• REQUIRED WORK:
The line holding "(0,0) rectangle (426,737);" is the last one to output; start at the first line of the data, keep every line in between exactly, and leave out pictures.

• SOURCE MATERIAL:
** Begin **

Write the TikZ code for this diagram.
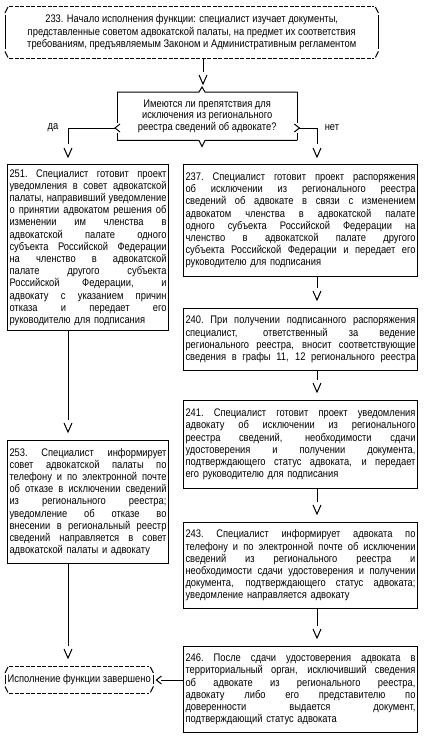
\documentclass[tikz,border=0pt]{standalone}
\usepackage{fontspec}
\setmainfont{Liberation Sans}[FakeStretch=0.85]
\usetikzlibrary{calc}
\newcommand\jS[1]{\makebox[157pt][s]{\spaceskip=2.6pt plus 1fil\xspaceskip=2.6pt plus 1fil\relax #1}\\}
\newcommand\jW[1]{\makebox[230pt][s]{\spaceskip=2.6pt plus 1fil\xspaceskip=2.6pt plus 1fil\relax #1}\\}
\newcommand\asciiframe[1]{%
  \draw[dashes] ($(#1.north west)+(4,0)$) -- ($(#1.north east)+(-4,0)$);
  \draw[dashes] ($(#1.south west)+(4,0)$) -- ($(#1.south east)+(-4,0)$);
  \draw[ln] ($(#1.north west)+(0,7)$) -- ($(#1.north west)+(3,1)$);
  \draw[ln] ($(#1.north east)+(0,7)$) -- ($(#1.north east)+(-3,1)$);
  \draw[ln] ($(#1.south west)+(0,-7)$) -- ($(#1.south west)+(3,-1)$);
  \draw[ln] ($(#1.south east)+(0,-7)$) -- ($(#1.south east)+(-3,-1)$);
  \draw[ln] ($(#1.north west)+(0,9)$) -- ($(#1.south west)+(0,-9)$);
  \draw[ln] ($(#1.north east)+(0,9)$) -- ($(#1.south east)+(0,-9)$);
}
\begin{document}
\begin{tikzpicture}[x=1pt,y=-1pt,
  every node/.style={font=\fontsize{11pt}{12.2pt}\selectfont, inner sep=2pt},
  box/.style={draw, line width=1pt, anchor=north west, text width=#1, align=left},
  ln/.style={line width=1pt},
  dashes/.style={line width=1pt, dash pattern=on 4pt off 1.5pt},
  vtip/.pic={\draw[line width=1pt] (-4,-9) -- (0,0) -- (4,-9);},
  ltip/.pic={\draw[line width=1pt] (5,-4) -- (0,0) -- (5,4);}
]
\useasboundingbox (0,0) rectangle (426,737);

% ---------- nodes ----------
\node[anchor=north west, minimum width=373pt, minimum height=52pt, align=center] (top) at (5,6)
 {233. Начало исполнения функции: специалист изучает документы,\\
  представленные советом адвокатской палаты, на предмет их соответствия\\
  требованиям, предъявляемым Законом и Административным регламентом};

\node[anchor=north west, minimum width=180pt, minimum height=48pt, align=center,
      font=\fontsize{11pt}{11.5pt}\selectfont] (dec) at (117,92)
 {Имеются ли препятствия для\\исключения из регионального\\реестра сведений об адвокате?};

\node[box=157pt, minimum height=166pt] (n251) at (7,164) {%
\jS{251. Специалист готовит проект}
\jS{уведомления в совет адвокатской}
\jS{палаты, направивший уведомление}
\jS{о принятии адвокатом решения об}
\jS{изменении им членства в}
\jS{адвокатской палате одного}
\jS{субъекта Российской Федерации}
\jS{на членство в адвокатской}
\jS{палате другого субъекта}
\jS{Российской Федерации, и}
\jS{адвокату с указанием причин}
\jS{отказа и передает его}
руководителю для подписания};

\node[box=230pt, minimum height=112pt] (n237) at (183,164) {%
\jW{237. Специалист готовит проект распоряжения}
\jW{об исключении из регионального реестра}
\jW{сведений об адвокате в связи с изменением}
\jW{адвокатом членства в адвокатской палате}
\jW{одного субъекта Российской Федерации на}
\jW{членство в адвокатской палате другого}
\jW{субъекта Российской Федерации и передает его}
руководителю для подписания};

\node[box=230pt, minimum height=62pt] (n240) at (183,308) {%
\jW{240. При получении подписанного распоряжения}
\jW{специалист, ответственный за ведение}
\jW{регионального реестра, вносит соответствующие}
\makebox[230pt][s]{\spaceskip=2.6pt plus 1fil\relax сведения в графы 11, 12 регионального реестра}};

\node[box=230pt, minimum height=88pt] (n241) at (183,400) {%
\jW{241. Специалист готовит проект уведомления}
\jW{адвокату об исключении из регионального}
\jW{реестра сведений, необходимости сдачи}
\jW{удостоверения и получении документа,}
\jW{подтверждающего статус адвоката, и передает}
его руководителю для подписания};

\node[box=157pt, minimum height=123pt] (n253) at (7,440) {%
\jS{253. Специалист информирует}
\jS{совет адвокатской палаты по}
\jS{телефону и по электронной почте}
\jS{об отказе в исключении сведений}
\jS{из регионального реестра;}
\jS{уведомление об отказе во}
\jS{внесении в региональный реестр}
\jS{сведений направляется в совет}
адвокатской палаты и адвокату};

\node[box=230pt, minimum height=86pt] (n243) at (183,522) {%
\jW{243. Специалист информирует адвоката по}
\jW{телефону и по электронной почте об исключении}
\jW{сведений из регионального реестра и}
\jW{необходимости сдачи удостоверения и получении}
\jW{документа, подтверждающего статус адвоката;}
уведомление направляется адвокату};

\node[box=230pt, minimum height=86pt] (n246) at (183,646) {%
\jW{246. После сдачи удостоверения адвоката в}
\jW{территориальный орган, исключивший сведения}
\jW{об адвокате из регионального реестра,}
\jW{адвокату либо его представителю по}
\jW{доверенности выдается документ,}
подтверждающий статус адвоката};

\node[anchor=north west, minimum width=148pt, minimum height=27pt, align=center] (endb) at (5,666)
 {Исполнение функции завершено};

\node (da) at (53,128) {да};
\node (net) at (332,128) {нет};

% ---------- frames ----------
\asciiframe{top}
\asciiframe{endb}

\coordinate (decL) at ($(dec.north west)+(-2,36)$);
\coordinate (decR) at ($(dec.north east)+(2,36)$);
\draw[ln] (dec.north west) -- ($(dec.north west)+(82,0)$) -- ($(dec.north west)+(85,-5)$)
   -- ($(dec.north west)+(88,0)$) -- (dec.north east);
\draw[ln] (dec.south west) -- ($(dec.south west)+(82,0)$) -- ($(dec.south west)+(85,6)$)
   -- ($(dec.south west)+(88,0)$) -- (dec.south east);
\draw[ln] (dec.north west) -- ($(dec.north west)+(0,31)$);
\draw[ln] ($(dec.north west)+(3,32)$) -- (decL) -- ($(dec.north west)+(3,40)$);
\draw[ln] ($(dec.north west)+(0,41)$) -- (dec.south west);
\draw[ln] (dec.north east) -- ($(dec.north east)+(0,31)$);
\draw[ln] ($(dec.north east)+(-3,32)$) -- (decR) -- ($(dec.north east)+(-3,40)$);
\draw[ln] ($(dec.north east)+(0,41)$) -- (dec.south east);

% ---------- connectors ----------
\coordinate (xT) at (203,0);
\coordinate (xL) at (68,0);
\coordinate (xR) at (317,0);

\draw[ln] (top.south -| xT) -- ($(dec.north -| xT)+(0,-20)$);
\pic at ($(dec.north -| xT)+(0,-8)$) {vtip};

\draw[ln] (decL) -| ($(n251.north -| xL)+(0,-20)$);
\pic at ($(n251.north -| xL)+(0,-7)$) {vtip};
\draw[ln] (decR) -| ($(n237.north -| xR)+(0,-20)$);
\pic at ($(n237.north -| xR)+(0,-7)$) {vtip};

\draw[ln] (n237.south -| xR) -- ($(n240.north -| xR)+(0,-20)$);
\pic at ($(n240.north -| xR)+(0,-8)$) {vtip};
\draw[ln] (n240.south -| xR) -- ($(n241.north -| xR)+(0,-20)$);
\pic at ($(n241.north -| xR)+(0,-8)$) {vtip};
\draw[ln] (n241.south -| xR) -- ($(n243.north -| xR)+(0,-20)$);
\pic at ($(n243.north -| xR)+(0,-8)$) {vtip};
\draw[ln] (n243.south -| xR) -- ($(n246.north -| xR)+(0,-20)$);
\pic at ($(n246.north -| xR)+(0,-8)$) {vtip};

\draw[ln] (n251.south -| xL) -- ($(n253.north -| xL)+(0,-20)$);
\pic at ($(n253.north -| xL)+(0,-8)$) {vtip};
\draw[ln] (n253.south -| xL) -- ($(endb.north -| xL)+(0,-20)$);
\pic at ($(endb.north -| xL)+(0,-8)$) {vtip};

\coordinate (yE) at (0,680);
\draw[ln] (n246.west |- yE) -- ($(endb.east |- yE)+(8,0)$);
\pic at ($(endb.east |- yE)+(3,0)$) {ltip};
\end{tikzpicture}
\end{document}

** End **

• SOLUTION TO THE EXERCISE:
Write the TikZ code for this diagram.
\documentclass[tikz,border=0pt]{standalone}
\usepackage{fontspec}
\setmainfont{Liberation Sans}[FakeStretch=0.85]
\usetikzlibrary{calc}
\newcommand\jS[1]{\makebox[157pt][s]{\spaceskip=2.6pt plus 1fil\xspaceskip=2.6pt plus 1fil\relax #1}\\}
\newcommand\jW[1]{\makebox[230pt][s]{\spaceskip=2.6pt plus 1fil\xspaceskip=2.6pt plus 1fil\relax #1}\\}
\newcommand\asciiframe[1]{%
  \draw[dashes] ($(#1.north west)+(4,0)$) -- ($(#1.north east)+(-4,0)$);
  \draw[dashes] ($(#1.south west)+(4,0)$) -- ($(#1.south east)+(-4,0)$);
  \draw[ln] ($(#1.north west)+(0,7)$) -- ($(#1.north west)+(3,1)$);
  \draw[ln] ($(#1.north east)+(0,7)$) -- ($(#1.north east)+(-3,1)$);
  \draw[ln] ($(#1.south west)+(0,-7)$) -- ($(#1.south west)+(3,-1)$);
  \draw[ln] ($(#1.south east)+(0,-7)$) -- ($(#1.south east)+(-3,-1)$);
  \draw[ln] ($(#1.north west)+(0,9)$) -- ($(#1.south west)+(0,-9)$);
  \draw[ln] ($(#1.north east)+(0,9)$) -- ($(#1.south east)+(0,-9)$);
}
\begin{document}
\begin{tikzpicture}[x=1pt,y=-1pt,
  every node/.style={font=\fontsize{11pt}{12.2pt}\selectfont, inner sep=2pt},
  box/.style={draw, line width=1pt, anchor=north west, text width=#1, align=left},
  ln/.style={line width=1pt},
  dashes/.style={line width=1pt, dash pattern=on 4pt off 1.5pt},
  vtip/.pic={\draw[line width=1pt] (-4,-9) -- (0,0) -- (4,-9);},
  ltip/.pic={\draw[line width=1pt] (5,-4) -- (0,0) -- (5,4);}
]
\useasboundingbox (0,0) rectangle (426,737);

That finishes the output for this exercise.